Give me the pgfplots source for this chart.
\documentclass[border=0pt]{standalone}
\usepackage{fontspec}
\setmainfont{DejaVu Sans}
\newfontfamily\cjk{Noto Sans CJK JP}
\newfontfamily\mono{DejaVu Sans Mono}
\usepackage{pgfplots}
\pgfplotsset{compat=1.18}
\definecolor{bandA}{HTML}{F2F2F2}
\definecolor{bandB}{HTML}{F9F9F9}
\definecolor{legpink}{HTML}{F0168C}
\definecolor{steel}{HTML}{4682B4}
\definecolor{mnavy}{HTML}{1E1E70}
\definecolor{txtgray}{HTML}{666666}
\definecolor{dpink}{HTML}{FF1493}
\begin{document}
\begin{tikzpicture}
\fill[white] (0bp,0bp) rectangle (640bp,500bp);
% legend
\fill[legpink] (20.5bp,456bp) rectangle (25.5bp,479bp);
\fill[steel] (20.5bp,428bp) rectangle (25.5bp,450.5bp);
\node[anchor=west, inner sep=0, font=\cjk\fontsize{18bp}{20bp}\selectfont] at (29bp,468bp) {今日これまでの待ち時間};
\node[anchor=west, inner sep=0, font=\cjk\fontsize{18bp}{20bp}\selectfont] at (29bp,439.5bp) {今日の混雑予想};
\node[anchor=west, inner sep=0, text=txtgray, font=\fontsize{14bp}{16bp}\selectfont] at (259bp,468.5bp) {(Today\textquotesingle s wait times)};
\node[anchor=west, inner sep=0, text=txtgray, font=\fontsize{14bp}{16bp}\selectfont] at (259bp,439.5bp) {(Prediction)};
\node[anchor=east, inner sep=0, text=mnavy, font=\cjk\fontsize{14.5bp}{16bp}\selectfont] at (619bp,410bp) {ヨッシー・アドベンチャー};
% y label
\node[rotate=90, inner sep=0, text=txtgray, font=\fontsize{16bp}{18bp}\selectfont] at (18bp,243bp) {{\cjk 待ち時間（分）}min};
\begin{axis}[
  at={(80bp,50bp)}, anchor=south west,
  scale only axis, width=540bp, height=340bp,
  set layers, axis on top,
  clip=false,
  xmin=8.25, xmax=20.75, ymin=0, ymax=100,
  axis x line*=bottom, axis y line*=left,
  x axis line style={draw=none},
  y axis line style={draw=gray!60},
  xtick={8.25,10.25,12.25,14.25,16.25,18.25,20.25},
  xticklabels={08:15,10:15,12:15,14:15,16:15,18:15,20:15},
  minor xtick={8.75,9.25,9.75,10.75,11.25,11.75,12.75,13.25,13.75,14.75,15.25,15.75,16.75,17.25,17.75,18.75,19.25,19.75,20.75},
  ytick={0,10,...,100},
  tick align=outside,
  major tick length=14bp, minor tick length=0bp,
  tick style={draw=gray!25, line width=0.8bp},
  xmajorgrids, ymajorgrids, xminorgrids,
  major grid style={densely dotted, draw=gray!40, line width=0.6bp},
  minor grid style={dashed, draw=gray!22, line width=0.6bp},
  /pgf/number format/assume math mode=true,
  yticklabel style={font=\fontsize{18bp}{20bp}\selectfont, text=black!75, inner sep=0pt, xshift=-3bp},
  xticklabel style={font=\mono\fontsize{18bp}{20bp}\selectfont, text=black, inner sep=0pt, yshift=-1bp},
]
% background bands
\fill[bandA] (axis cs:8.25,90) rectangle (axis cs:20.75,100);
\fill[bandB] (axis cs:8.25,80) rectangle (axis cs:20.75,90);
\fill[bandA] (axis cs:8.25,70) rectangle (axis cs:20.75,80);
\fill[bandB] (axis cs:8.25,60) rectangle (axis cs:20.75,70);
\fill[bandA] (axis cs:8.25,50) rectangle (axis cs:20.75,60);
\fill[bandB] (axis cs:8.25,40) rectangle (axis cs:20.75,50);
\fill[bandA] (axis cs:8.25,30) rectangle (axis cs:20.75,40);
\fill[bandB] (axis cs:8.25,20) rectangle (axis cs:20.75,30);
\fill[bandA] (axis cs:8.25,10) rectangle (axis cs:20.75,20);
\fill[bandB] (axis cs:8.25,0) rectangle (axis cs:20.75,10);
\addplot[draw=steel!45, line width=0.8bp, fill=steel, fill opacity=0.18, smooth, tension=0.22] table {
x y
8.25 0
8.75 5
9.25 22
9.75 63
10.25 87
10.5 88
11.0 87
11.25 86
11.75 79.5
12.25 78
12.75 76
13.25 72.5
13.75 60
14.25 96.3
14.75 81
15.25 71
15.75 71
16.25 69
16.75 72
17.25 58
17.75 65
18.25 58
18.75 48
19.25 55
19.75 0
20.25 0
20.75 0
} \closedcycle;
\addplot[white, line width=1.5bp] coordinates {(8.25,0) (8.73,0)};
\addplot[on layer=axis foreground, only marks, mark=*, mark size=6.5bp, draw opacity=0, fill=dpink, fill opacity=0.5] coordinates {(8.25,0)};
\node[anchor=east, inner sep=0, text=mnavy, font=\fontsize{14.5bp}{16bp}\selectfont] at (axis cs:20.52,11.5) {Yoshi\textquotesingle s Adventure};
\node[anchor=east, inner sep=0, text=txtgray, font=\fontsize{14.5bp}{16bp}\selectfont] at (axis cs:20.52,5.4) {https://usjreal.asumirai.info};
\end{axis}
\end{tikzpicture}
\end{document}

● ● ● ●

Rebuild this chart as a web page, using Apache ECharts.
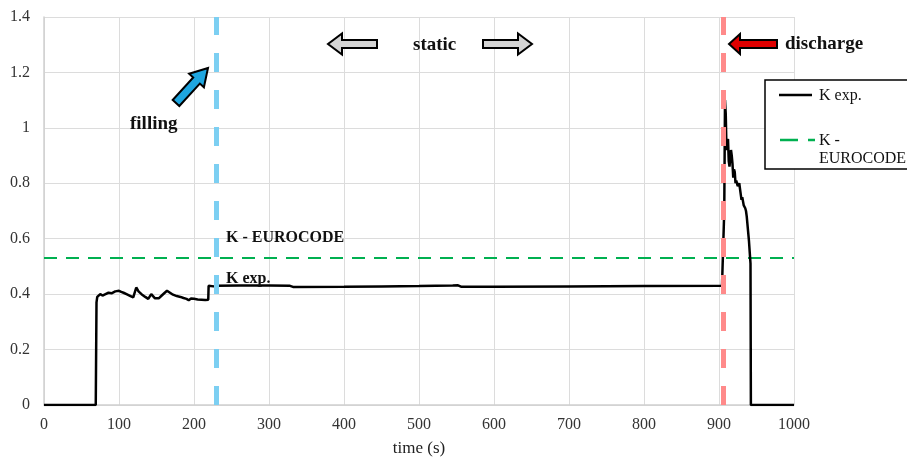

● ● ● ●

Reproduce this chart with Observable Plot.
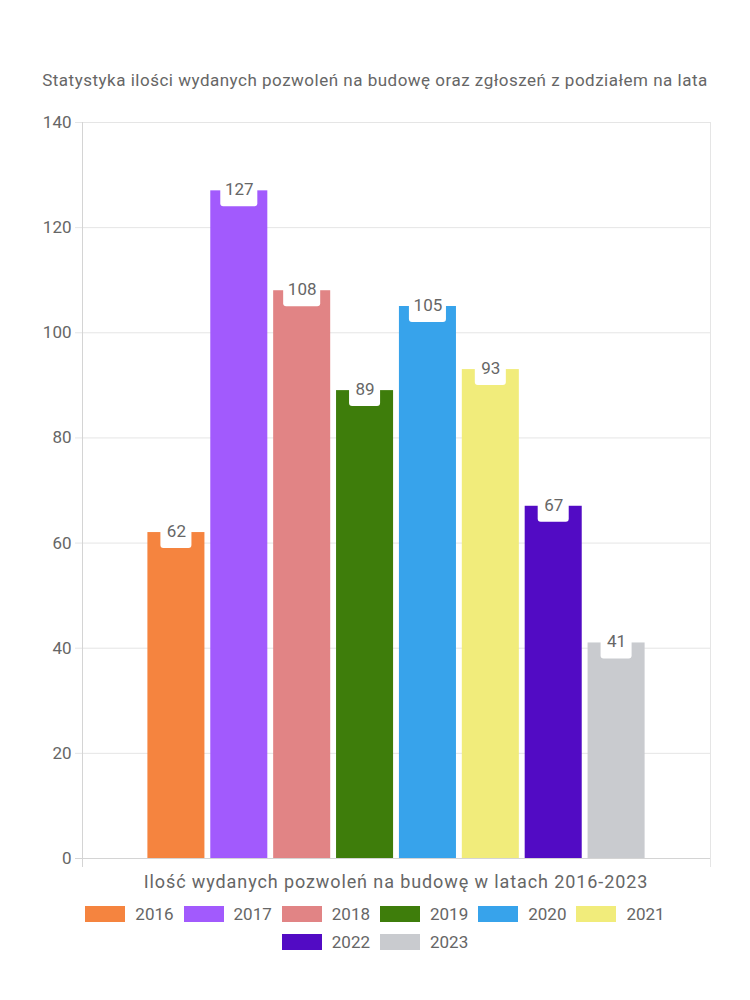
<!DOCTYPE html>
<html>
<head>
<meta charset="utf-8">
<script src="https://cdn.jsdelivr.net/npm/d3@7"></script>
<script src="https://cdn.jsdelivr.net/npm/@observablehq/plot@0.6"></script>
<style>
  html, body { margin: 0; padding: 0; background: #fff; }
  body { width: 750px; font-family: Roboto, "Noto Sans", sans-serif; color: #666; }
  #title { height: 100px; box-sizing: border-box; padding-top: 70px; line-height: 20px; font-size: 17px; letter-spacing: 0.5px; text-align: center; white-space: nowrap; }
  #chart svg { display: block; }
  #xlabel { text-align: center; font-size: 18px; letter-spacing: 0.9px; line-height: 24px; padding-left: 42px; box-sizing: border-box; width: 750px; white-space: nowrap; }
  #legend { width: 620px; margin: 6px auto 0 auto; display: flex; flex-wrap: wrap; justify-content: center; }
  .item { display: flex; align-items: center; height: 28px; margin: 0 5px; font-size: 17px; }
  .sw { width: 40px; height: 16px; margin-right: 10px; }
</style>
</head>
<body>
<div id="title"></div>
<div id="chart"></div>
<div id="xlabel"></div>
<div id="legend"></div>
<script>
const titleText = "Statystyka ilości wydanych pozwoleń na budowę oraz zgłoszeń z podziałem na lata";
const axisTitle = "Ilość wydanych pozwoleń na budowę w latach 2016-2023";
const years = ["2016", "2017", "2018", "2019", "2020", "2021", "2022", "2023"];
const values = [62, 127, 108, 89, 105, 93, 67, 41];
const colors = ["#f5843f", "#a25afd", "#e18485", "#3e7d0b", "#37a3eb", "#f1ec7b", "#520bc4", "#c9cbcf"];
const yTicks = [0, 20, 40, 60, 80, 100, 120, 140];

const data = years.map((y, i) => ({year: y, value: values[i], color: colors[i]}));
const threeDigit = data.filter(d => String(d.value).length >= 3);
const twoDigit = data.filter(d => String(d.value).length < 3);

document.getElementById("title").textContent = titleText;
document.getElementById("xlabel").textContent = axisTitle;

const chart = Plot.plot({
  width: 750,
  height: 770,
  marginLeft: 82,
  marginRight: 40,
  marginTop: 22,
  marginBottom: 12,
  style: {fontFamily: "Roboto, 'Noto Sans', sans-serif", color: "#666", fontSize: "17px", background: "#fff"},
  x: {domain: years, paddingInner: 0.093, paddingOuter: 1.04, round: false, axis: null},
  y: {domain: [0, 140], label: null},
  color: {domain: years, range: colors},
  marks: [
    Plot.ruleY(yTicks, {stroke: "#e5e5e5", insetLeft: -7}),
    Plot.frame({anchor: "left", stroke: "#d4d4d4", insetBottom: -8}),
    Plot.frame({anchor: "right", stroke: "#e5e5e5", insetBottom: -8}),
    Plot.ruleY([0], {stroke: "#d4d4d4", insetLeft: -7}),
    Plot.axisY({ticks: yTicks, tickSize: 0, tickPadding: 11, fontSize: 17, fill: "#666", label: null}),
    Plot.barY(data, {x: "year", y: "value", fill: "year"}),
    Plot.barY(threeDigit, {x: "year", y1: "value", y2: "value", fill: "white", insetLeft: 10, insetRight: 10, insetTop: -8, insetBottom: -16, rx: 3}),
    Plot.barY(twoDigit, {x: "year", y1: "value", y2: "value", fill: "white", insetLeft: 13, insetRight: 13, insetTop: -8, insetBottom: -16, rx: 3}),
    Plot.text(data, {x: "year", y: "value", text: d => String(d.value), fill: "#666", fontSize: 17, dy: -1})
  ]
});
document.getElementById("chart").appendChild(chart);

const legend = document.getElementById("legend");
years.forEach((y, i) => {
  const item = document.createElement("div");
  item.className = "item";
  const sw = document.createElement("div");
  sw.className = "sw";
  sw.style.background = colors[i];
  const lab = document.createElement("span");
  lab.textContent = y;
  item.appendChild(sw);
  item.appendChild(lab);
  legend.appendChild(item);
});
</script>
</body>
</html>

● ● ● ●

# [PROBLEM TO SOLVE]
In the entries above, locate every line with the word "this" and copy it.

# [ANSWER BELOW]
Give me the pgfplots source for this chart.
Rebuild this chart as a web page, using Apache ECharts.
Reproduce this chart with Observable Plot.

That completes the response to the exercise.